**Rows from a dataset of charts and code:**
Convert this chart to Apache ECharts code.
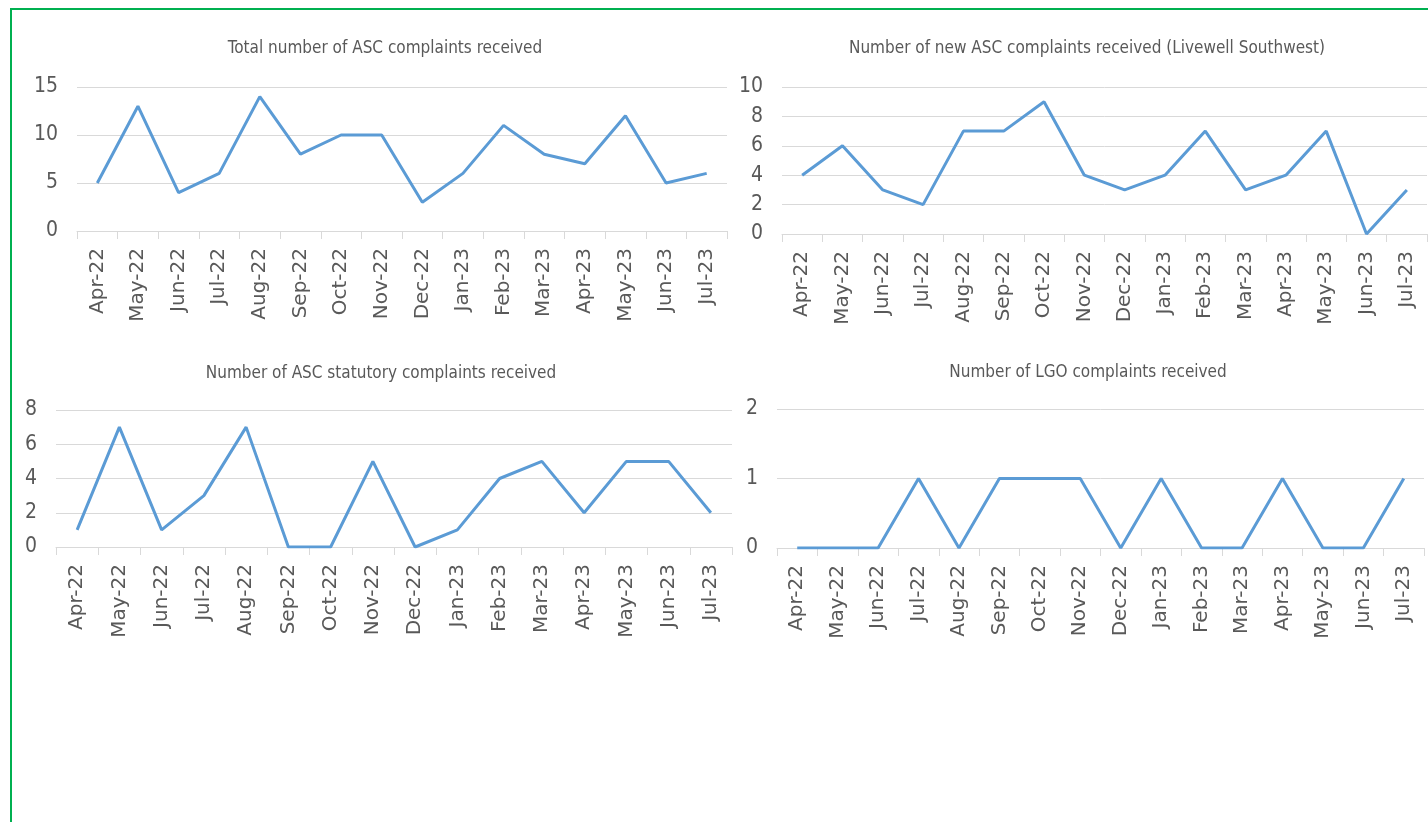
<!DOCTYPE html>
<html>
<head>
<meta charset="utf-8">
<script src="https://cdn.jsdelivr.net/npm/echarts@6/dist/echarts.min.js"></script>
<style>
  html, body { margin: 0; padding: 0; background: #fff; overflow: hidden; }
  #chart { position: absolute; left: 0; top: 0; width: 1428px; height: 822px; }
  #frame { position: absolute; left: 10px; top: 8px; width: 1440px; height: 840px; border: 2px solid #00b050; box-sizing: border-box; }
</style>
</head>
<body>
<div id="chart"></div>
<div id="frame"></div>
<script>
var months = ['Apr-22', 'May-22', 'Jun-22', 'Jul-22', 'Aug-22', 'Sep-22', 'Oct-22', 'Nov-22',
              'Dec-22', 'Jan-23', 'Feb-23', 'Mar-23', 'Apr-23', 'May-23', 'Jun-23', 'Jul-23'];

var totalAsc = [5, 13, 4, 6, 14, 8, 10, 10, 3, 6, 11, 8, 7, 12, 5, 6];
var newAscLivewell = [4, 6, 3, 2, 7, 7, 9, 4, 3, 4, 7, 3, 4, 7, 0, 3];
var statutoryAsc = [1, 7, 1, 3, 7, 0, 0, 5, 0, 1, 4, 5, 2, 5, 5, 2];
var lgoComplaints = [0, 0, 0, 1, 0, 1, 1, 1, 0, 1, 0, 0, 1, 0, 0, 1];

var titles = [
  'Total number of ASC complaints received',
  'Number of new ASC complaints received (Livewell Southwest)',
  'Number of ASC statutory complaints received',
  'Number of LGO complaints received'
];
var yMax = [15, 10, 8, 2];
var yStep = [5, 2, 2, 1];

var seriesData = [totalAsc, newAscLivewell, statutoryAsc, lgoComplaints];

// pixel boxes of the four plots
var grids = [
  { left: 77, top: 87, width: 650, height: 144 },
  { left: 782, top: 87, width: 645, height: 147 },
  { left: 56, top: 410, width: 676, height: 137 },
  { left: 777, top: 409, width: 647, height: 139 }
];
var titlePos = [[380, 35], [1082, 35], [376, 360], [1083, 359]];

var grey = '#595959';
var lineCol = '#d9d9d9';

var myChart = echarts.init(document.getElementById('chart'));
var option = {
  backgroundColor: '#fff',
  animation: false,
  title: [],
  grid: [],
  xAxis: [],
  yAxis: [],
  series: []
};

for (var i = 0; i < 4; i++) {
  option.title.push({
    text: titles[i],
    left: titlePos[i][0],
    top: titlePos[i][1],
    textAlign: 'center',
    textStyle: {
      color: grey,
      fontSize: 17,
      fontWeight: 'normal',
      fontFamily: 'DejaVu Sans Condensed'
    }
  });
  option.grid.push(grids[i]);
  option.xAxis.push({
    type: 'category',
    gridIndex: i,
    data: months,
    boundaryGap: true,
    axisLine: { show: true, lineStyle: { color: lineCol, width: 1 } },
    axisTick: { show: true, length: 8, lineStyle: { color: lineCol } },
    axisLabel: {
      rotate: 90,
      interval: 0,
      margin: 17,
      color: grey,
      fontSize: 20,
      fontFamily: 'DejaVu Sans'
    }
  });
  option.yAxis.push({
    type: 'value',
    gridIndex: i,
    min: 0,
    max: yMax[i],
    interval: yStep[i],
    axisLine: { show: false },
    axisTick: { show: false },
    splitLine: { show: true, lineStyle: { color: lineCol, width: 1 } },
    axisLabel: {
      margin: 19,
      color: grey,
      fontSize: 21,
      fontFamily: 'DejaVu Sans Condensed'
    }
  });
  option.series.push({
    type: 'line',
    xAxisIndex: i,
    yAxisIndex: i,
    data: seriesData[i],
    symbol: 'none',
    lineStyle: { color: '#5b9bd5', width: 3 }
  });
}

option && myChart.setOption(option);
</script>
</body>
</html>
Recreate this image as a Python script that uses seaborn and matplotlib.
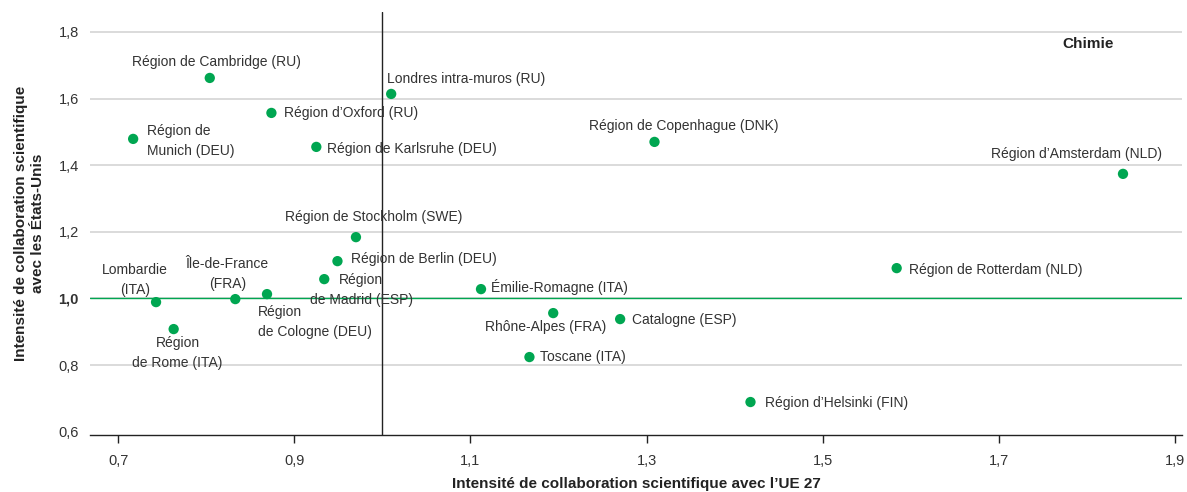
import numpy as np
import pandas as pd
import seaborn as sns
import matplotlib.pyplot as plt

regions = ["Région de Cambridge (RU)", "Londres intra-muros (RU)", "Région d’Oxford (RU)",
           "Région de\nMunich (DEU)", "Région de Karlsruhe (DEU)", "Région de Copenhague (DNK)",
           "Région d’Amsterdam (NLD)", "Région de Stockholm (SWE)", "Région de Berlin (DEU)",
           "Région\nde Madrid (ESP)", "Lombardie\n(ITA)", "Île-de-France\n(FRA)",
           "Région\nde Cologne (DEU)", "Région\nde Rome (ITA)", "Émilie-Romagne (ITA)",
           "Rhône-Alpes (FRA)", "Catalogne (ESP)", "Toscane (ITA)",
           "Région d’Helsinki (FIN)", "Région de Rotterdam (NLD)"]
ue27 = [0.804, 1.010, 0.874, 0.717, 0.925, 1.309, 1.841, 0.970, 0.949, 0.934,
        0.743, 0.833, 0.869, 0.763, 1.112, 1.194, 1.270, 1.167, 1.418, 1.584]
usa = [1.662, 1.614, 1.557, 1.479, 1.455, 1.470, 1.374, 1.184, 1.112, 1.058,
       0.989, 0.998, 1.013, 0.908, 1.028, 0.956, 0.938, 0.824, 0.689, 1.091]

# label placement: (dx px, dy px, ha)
offsets = [(7, 16, "center"), (-4, 15, "left"), (13, 0, "left"), (14, -2, "left"),
           (11, -2, "left"), (29, 16, "center"), (-46, 20, "center"), (18, 20, "center"),
           (14, 2, "left"), (37, -11, "center"), (-21, 22, "center"), (-8, 25, "center"),
           (-9, -28, "left"), (4, -24, "center"), (10, 2, "left"), (-8, -14, "center"),
           (12, -1, "left"), (11, 0, "left"), (15, -1, "left"), (12, -2, "left")]

x_ticks = [0.7, 0.9, 1.1, 1.3, 1.5, 1.7, 1.9]
y_ticks = [0.6, 0.8, 1.0, 1.2, 1.4, 1.6, 1.8]

green = "#00a651"
df = pd.DataFrame({"region": regions, "ue27": ue27, "usa": usa})

sns.set_theme(style="white")
plt.rcParams["font.family"] = ["Liberation Sans", "DejaVu Sans"]

fig = plt.figure(figsize=(11.87, 4.92), dpi=100)
ax = fig.add_axes([90 / 1187, 57 / 492, 1092 / 1187, 423 / 492])

for yt in y_ticks[1:]:
    ax.axhline(yt, color="#d4d4d4", lw=1.2, zorder=0)
ax.axhline(1.0, color=green, lw=1, zorder=1)
ax.axvline(1.0, color="#222222", lw=1, zorder=1)

sns.scatterplot(data=df, x="ue27", y="usa", color=green, s=55, edgecolor="none",
                ax=ax, zorder=3, legend=False)

for name, x, y, (dx, dy, ha) in zip(regions, ue27, usa, offsets):
    ax.annotate(name, (x, y), xytext=(dx, dy), textcoords="offset pixels",
                ha=ha, va="center", fontsize=10, color="#333333",
                multialignment=ha, linespacing=1.55, zorder=4)

ax.text(0.914, 0.924, "Chimie", transform=ax.transAxes, ha="center", va="center",
        fontsize=11, fontweight="bold", color="#222222")

ax.set_xlim(0.668, 1.908)
ax.set_ylim(0.59, 1.86)
ax.set_xticks(x_ticks)
ax.set_xticklabels([f"{v:.1f}".replace(".", ",") for v in x_ticks])
ax.set_yticks(y_ticks)
ax.set_yticklabels([f"{v:.1f}".replace(".", ",") for v in y_ticks])
for lab in ax.get_yticklabels():
    if lab.get_text() == "1,0":
        lab.set_fontweight("bold")

ax.tick_params(axis="x", bottom=True, length=6, width=1, color="#222222", direction="out",
               labelsize=10.5, labelcolor="#333333", pad=8)
ax.tick_params(axis="y", left=False, length=0, labelsize=10.5, labelcolor="#333333", pad=8)

for side in ["top", "right", "left"]:
    ax.spines[side].set_visible(False)
ax.spines["bottom"].set_color("#222222")
ax.spines["bottom"].set_linewidth(1)

ax.set_xlabel("Intensité de collaboration scientifique avec l’UE 27", fontsize=11,
              fontweight="bold", color="#222222", labelpad=6)
ax.set_ylabel("Intensité de collaboration scientifique\navec les États-Unis", fontsize=11,
              fontweight="bold", color="#222222", labelpad=10)

fig.savefig("out.png", dpi=100)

**EXERCISE DIRECTIONS:** Start at the line with "Recreate this image", stop at the line with "import matplotlib.pyplot as plt", both lines included, and repeat that span exactly without its pictures.

**ANSWER TO THIS PROBLEM:**
Recreate this image as a Python script that uses seaborn and matplotlib.
import numpy as np
import pandas as pd
import seaborn as sns
import matplotlib.pyplot as plt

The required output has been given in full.